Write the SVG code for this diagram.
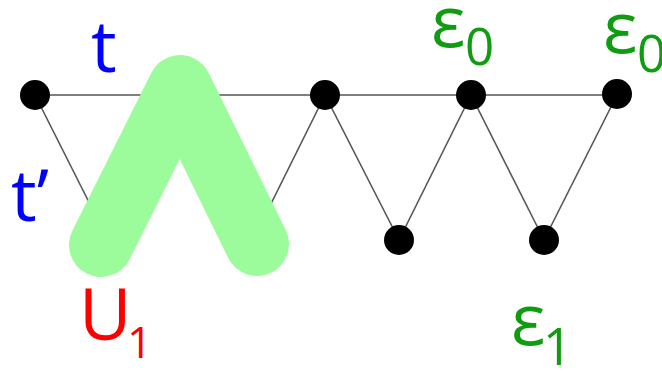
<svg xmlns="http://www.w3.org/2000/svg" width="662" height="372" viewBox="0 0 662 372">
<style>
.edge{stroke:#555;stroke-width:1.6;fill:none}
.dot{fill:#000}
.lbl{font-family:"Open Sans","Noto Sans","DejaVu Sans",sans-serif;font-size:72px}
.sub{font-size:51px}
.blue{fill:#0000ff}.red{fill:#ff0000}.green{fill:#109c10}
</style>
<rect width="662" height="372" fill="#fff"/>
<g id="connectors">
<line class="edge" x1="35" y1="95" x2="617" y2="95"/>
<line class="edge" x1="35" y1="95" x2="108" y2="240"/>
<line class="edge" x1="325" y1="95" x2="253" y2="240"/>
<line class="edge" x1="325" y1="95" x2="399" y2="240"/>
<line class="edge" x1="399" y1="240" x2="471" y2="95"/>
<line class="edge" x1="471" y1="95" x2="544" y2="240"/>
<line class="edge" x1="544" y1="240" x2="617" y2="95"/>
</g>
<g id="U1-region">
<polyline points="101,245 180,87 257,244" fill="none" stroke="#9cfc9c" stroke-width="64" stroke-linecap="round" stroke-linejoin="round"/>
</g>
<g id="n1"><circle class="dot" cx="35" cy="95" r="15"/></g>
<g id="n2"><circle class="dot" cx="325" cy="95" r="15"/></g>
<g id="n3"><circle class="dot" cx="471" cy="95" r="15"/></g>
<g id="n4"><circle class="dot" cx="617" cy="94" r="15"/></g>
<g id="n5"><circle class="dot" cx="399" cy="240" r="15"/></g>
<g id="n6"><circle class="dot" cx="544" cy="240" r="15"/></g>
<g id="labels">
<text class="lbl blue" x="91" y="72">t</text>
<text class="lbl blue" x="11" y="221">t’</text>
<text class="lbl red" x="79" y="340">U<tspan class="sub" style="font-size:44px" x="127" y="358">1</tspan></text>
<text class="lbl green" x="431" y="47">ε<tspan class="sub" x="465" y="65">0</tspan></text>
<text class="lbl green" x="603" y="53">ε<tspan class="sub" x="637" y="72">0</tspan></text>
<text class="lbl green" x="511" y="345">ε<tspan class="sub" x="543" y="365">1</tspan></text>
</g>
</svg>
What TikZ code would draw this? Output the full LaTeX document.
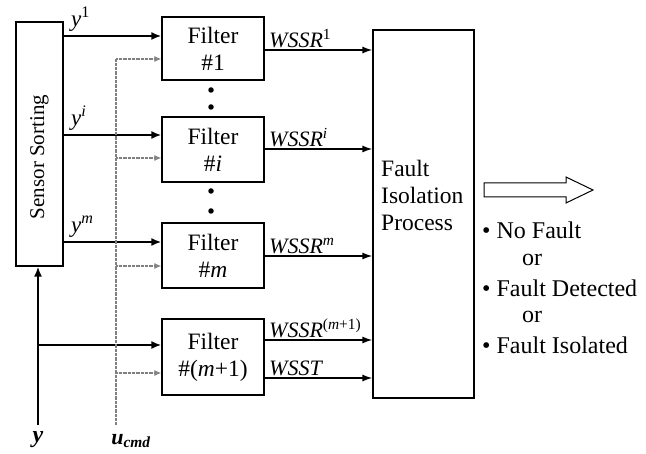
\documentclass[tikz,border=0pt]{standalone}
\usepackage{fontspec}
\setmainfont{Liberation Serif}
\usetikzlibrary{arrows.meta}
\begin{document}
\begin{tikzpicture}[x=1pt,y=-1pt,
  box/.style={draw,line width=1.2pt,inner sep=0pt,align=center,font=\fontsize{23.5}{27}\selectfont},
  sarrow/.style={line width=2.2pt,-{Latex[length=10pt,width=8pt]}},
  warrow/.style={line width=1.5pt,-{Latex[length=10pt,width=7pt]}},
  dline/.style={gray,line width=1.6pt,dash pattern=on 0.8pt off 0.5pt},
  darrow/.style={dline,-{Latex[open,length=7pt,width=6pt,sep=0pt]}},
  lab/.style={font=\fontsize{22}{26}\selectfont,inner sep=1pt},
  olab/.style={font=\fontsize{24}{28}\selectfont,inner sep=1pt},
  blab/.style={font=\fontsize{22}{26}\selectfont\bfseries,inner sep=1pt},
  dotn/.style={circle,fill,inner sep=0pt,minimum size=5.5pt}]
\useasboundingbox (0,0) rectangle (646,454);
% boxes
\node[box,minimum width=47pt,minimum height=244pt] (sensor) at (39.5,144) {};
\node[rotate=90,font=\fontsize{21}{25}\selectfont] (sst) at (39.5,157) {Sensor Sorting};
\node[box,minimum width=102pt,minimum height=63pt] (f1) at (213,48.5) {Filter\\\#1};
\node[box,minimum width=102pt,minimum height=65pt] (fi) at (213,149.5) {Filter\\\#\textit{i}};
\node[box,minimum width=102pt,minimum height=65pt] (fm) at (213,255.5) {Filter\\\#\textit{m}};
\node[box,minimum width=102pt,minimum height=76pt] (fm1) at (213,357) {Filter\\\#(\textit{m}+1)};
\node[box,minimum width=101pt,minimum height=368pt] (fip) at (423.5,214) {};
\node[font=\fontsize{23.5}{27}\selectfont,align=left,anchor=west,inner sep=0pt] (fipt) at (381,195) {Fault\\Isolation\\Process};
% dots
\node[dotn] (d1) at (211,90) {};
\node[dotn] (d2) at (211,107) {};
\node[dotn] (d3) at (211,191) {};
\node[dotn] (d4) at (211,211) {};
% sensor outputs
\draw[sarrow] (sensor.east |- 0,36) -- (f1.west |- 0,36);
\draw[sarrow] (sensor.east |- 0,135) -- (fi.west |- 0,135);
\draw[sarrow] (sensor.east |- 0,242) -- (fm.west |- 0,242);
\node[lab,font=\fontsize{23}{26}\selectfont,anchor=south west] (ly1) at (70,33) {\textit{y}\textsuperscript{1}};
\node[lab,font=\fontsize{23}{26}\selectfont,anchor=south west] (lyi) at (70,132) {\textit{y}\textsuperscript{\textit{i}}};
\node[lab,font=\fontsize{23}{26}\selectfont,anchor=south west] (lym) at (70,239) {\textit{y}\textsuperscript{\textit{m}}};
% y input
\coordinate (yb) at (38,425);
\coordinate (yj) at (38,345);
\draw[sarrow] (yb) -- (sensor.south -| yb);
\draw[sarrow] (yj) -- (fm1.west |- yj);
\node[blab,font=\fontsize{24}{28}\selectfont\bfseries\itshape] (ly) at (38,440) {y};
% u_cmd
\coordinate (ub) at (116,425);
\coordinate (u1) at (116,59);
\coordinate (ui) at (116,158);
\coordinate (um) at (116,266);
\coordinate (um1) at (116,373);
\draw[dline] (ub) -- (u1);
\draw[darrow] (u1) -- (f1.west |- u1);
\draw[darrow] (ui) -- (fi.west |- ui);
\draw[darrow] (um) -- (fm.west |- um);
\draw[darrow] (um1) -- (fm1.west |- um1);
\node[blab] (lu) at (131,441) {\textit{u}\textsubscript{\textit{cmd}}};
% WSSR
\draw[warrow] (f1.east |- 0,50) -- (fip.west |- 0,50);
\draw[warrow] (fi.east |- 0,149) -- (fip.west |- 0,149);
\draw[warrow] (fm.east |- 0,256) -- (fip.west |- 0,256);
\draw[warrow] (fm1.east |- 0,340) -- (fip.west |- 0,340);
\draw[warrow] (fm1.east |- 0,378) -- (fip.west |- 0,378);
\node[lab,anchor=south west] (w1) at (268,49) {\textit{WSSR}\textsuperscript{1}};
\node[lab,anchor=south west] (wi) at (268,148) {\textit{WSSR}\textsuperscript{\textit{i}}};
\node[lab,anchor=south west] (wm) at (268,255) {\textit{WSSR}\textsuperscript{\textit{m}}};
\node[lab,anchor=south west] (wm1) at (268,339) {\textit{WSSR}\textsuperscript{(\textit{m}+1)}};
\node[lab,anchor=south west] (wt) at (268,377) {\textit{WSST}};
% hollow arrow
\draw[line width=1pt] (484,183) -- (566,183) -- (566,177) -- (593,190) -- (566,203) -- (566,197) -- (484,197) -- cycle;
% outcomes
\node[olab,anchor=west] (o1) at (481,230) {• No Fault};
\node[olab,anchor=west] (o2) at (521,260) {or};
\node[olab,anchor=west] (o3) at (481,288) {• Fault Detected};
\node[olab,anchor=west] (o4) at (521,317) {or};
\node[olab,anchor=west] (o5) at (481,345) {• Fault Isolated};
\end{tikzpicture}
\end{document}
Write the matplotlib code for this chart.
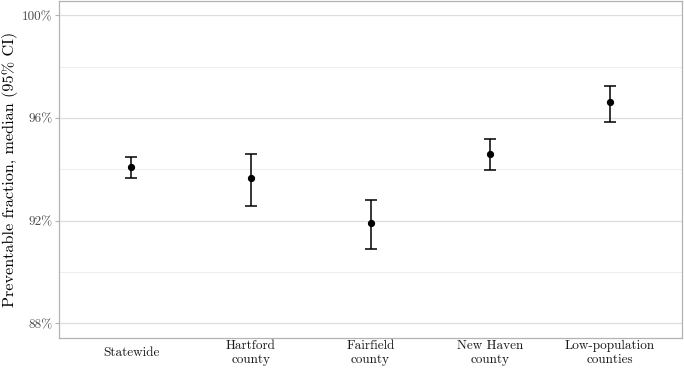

WHAT IS EXPECTED: Repeat each entry exactly as it appears; skip any picture.

RESULT FOR THIS TASK:
Write the SVG code for this diagram.
<svg xmlns="http://www.w3.org/2000/svg" width="662" height="372" viewBox="0 0 662 372">
<style>
.edge{stroke:#555;stroke-width:1.6;fill:none}
.dot{fill:#000}
.lbl{font-family:"Open Sans","Noto Sans","DejaVu Sans",sans-serif;font-size:72px}
.sub{font-size:51px}
.blue{fill:#0000ff}.red{fill:#ff0000}.green{fill:#109c10}
</style>
<rect width="662" height="372" fill="#fff"/>
<g id="connectors">
<line class="edge" x1="35" y1="95" x2="617" y2="95"/>
<line class="edge" x1="35" y1="95" x2="108" y2="240"/>
<line class="edge" x1="325" y1="95" x2="253" y2="240"/>
<line class="edge" x1="325" y1="95" x2="399" y2="240"/>
<line class="edge" x1="399" y1="240" x2="471" y2="95"/>
<line class="edge" x1="471" y1="95" x2="544" y2="240"/>
<line class="edge" x1="544" y1="240" x2="617" y2="95"/>
</g>
<g id="U1-region">
<polyline points="101,245 180,87 257,244" fill="none" stroke="#9cfc9c" stroke-width="64" stroke-linecap="round" stroke-linejoin="round"/>
</g>
<g id="n1"><circle class="dot" cx="35" cy="95" r="15"/></g>
<g id="n2"><circle class="dot" cx="325" cy="95" r="15"/></g>
<g id="n3"><circle class="dot" cx="471" cy="95" r="15"/></g>
<g id="n4"><circle class="dot" cx="617" cy="94" r="15"/></g>
<g id="n5"><circle class="dot" cx="399" cy="240" r="15"/></g>
<g id="n6"><circle class="dot" cx="544" cy="240" r="15"/></g>
<g id="labels">
<text class="lbl blue" x="91" y="72">t</text>
<text class="lbl blue" x="11" y="221">t’</text>
<text class="lbl red" x="79" y="340">U<tspan class="sub" style="font-size:44px" x="127" y="358">1</tspan></text>
<text class="lbl green" x="431" y="47">ε<tspan class="sub" x="465" y="65">0</tspan></text>
<text class="lbl green" x="603" y="53">ε<tspan class="sub" x="637" y="72">0</tspan></text>
<text class="lbl green" x="511" y="345">ε<tspan class="sub" x="543" y="365">1</tspan></text>
</g>
</svg>
What TikZ code would draw this? Output the full LaTeX document.
\documentclass[tikz,border=0pt]{standalone}
\usepackage{fontspec}
\setmainfont{Liberation Serif}
\usetikzlibrary{arrows.meta}
\begin{document}
\begin{tikzpicture}[x=1pt,y=-1pt,
  box/.style={draw,line width=1.2pt,inner sep=0pt,align=center,font=\fontsize{23.5}{27}\selectfont},
  sarrow/.style={line width=2.2pt,-{Latex[length=10pt,width=8pt]}},
  warrow/.style={line width=1.5pt,-{Latex[length=10pt,width=7pt]}},
  dline/.style={gray,line width=1.6pt,dash pattern=on 0.8pt off 0.5pt},
  darrow/.style={dline,-{Latex[open,length=7pt,width=6pt,sep=0pt]}},
  lab/.style={font=\fontsize{22}{26}\selectfont,inner sep=1pt},
  olab/.style={font=\fontsize{24}{28}\selectfont,inner sep=1pt},
  blab/.style={font=\fontsize{22}{26}\selectfont\bfseries,inner sep=1pt},
  dotn/.style={circle,fill,inner sep=0pt,minimum size=5.5pt}]
\useasboundingbox (0,0) rectangle (646,454);
% boxes
\node[box,minimum width=47pt,minimum height=244pt] (sensor) at (39.5,144) {};
\node[rotate=90,font=\fontsize{21}{25}\selectfont] (sst) at (39.5,157) {Sensor Sorting};
\node[box,minimum width=102pt,minimum height=63pt] (f1) at (213,48.5) {Filter\\\#1};
\node[box,minimum width=102pt,minimum height=65pt] (fi) at (213,149.5) {Filter\\\#\textit{i}};
\node[box,minimum width=102pt,minimum height=65pt] (fm) at (213,255.5) {Filter\\\#\textit{m}};
\node[box,minimum width=102pt,minimum height=76pt] (fm1) at (213,357) {Filter\\\#(\textit{m}+1)};
\node[box,minimum width=101pt,minimum height=368pt] (fip) at (423.5,214) {};
\node[font=\fontsize{23.5}{27}\selectfont,align=left,anchor=west,inner sep=0pt] (fipt) at (381,195) {Fault\\Isolation\\Process};
% dots
\node[dotn] (d1) at (211,90) {};
\node[dotn] (d2) at (211,107) {};
\node[dotn] (d3) at (211,191) {};
\node[dotn] (d4) at (211,211) {};
% sensor outputs
\draw[sarrow] (sensor.east |- 0,36) -- (f1.west |- 0,36);
\draw[sarrow] (sensor.east |- 0,135) -- (fi.west |- 0,135);
\draw[sarrow] (sensor.east |- 0,242) -- (fm.west |- 0,242);
\node[lab,font=\fontsize{23}{26}\selectfont,anchor=south west] (ly1) at (70,33) {\textit{y}\textsuperscript{1}};
\node[lab,font=\fontsize{23}{26}\selectfont,anchor=south west] (lyi) at (70,132) {\textit{y}\textsuperscript{\textit{i}}};
\node[lab,font=\fontsize{23}{26}\selectfont,anchor=south west] (lym) at (70,239) {\textit{y}\textsuperscript{\textit{m}}};
% y input
\coordinate (yb) at (38,425);
\coordinate (yj) at (38,345);
\draw[sarrow] (yb) -- (sensor.south -| yb);
\draw[sarrow] (yj) -- (fm1.west |- yj);
\node[blab,font=\fontsize{24}{28}\selectfont\bfseries\itshape] (ly) at (38,440) {y};
% u_cmd
\coordinate (ub) at (116,425);
\coordinate (u1) at (116,59);
\coordinate (ui) at (116,158);
\coordinate (um) at (116,266);
\coordinate (um1) at (116,373);
\draw[dline] (ub) -- (u1);
\draw[darrow] (u1) -- (f1.west |- u1);
\draw[darrow] (ui) -- (fi.west |- ui);
\draw[darrow] (um) -- (fm.west |- um);
\draw[darrow] (um1) -- (fm1.west |- um1);
\node[blab] (lu) at (131,441) {\textit{u}\textsubscript{\textit{cmd}}};
% WSSR
\draw[warrow] (f1.east |- 0,50) -- (fip.west |- 0,50);
\draw[warrow] (fi.east |- 0,149) -- (fip.west |- 0,149);
\draw[warrow] (fm.east |- 0,256) -- (fip.west |- 0,256);
\draw[warrow] (fm1.east |- 0,340) -- (fip.west |- 0,340);
\draw[warrow] (fm1.east |- 0,378) -- (fip.west |- 0,378);
\node[lab,anchor=south west] (w1) at (268,49) {\textit{WSSR}\textsuperscript{1}};
\node[lab,anchor=south west] (wi) at (268,148) {\textit{WSSR}\textsuperscript{\textit{i}}};
\node[lab,anchor=south west] (wm) at (268,255) {\textit{WSSR}\textsuperscript{\textit{m}}};
\node[lab,anchor=south west] (wm1) at (268,339) {\textit{WSSR}\textsuperscript{(\textit{m}+1)}};
\node[lab,anchor=south west] (wt) at (268,377) {\textit{WSST}};
% hollow arrow
\draw[line width=1pt] (484,183) -- (566,183) -- (566,177) -- (593,190) -- (566,203) -- (566,197) -- (484,197) -- cycle;
% outcomes
\node[olab,anchor=west] (o1) at (481,230) {• No Fault};
\node[olab,anchor=west] (o2) at (521,260) {or};
\node[olab,anchor=west] (o3) at (481,288) {• Fault Detected};
\node[olab,anchor=west] (o4) at (521,317) {or};
\node[olab,anchor=west] (o5) at (481,345) {• Fault Isolated};
\end{tikzpicture}
\end{document}
Write the matplotlib code for this chart.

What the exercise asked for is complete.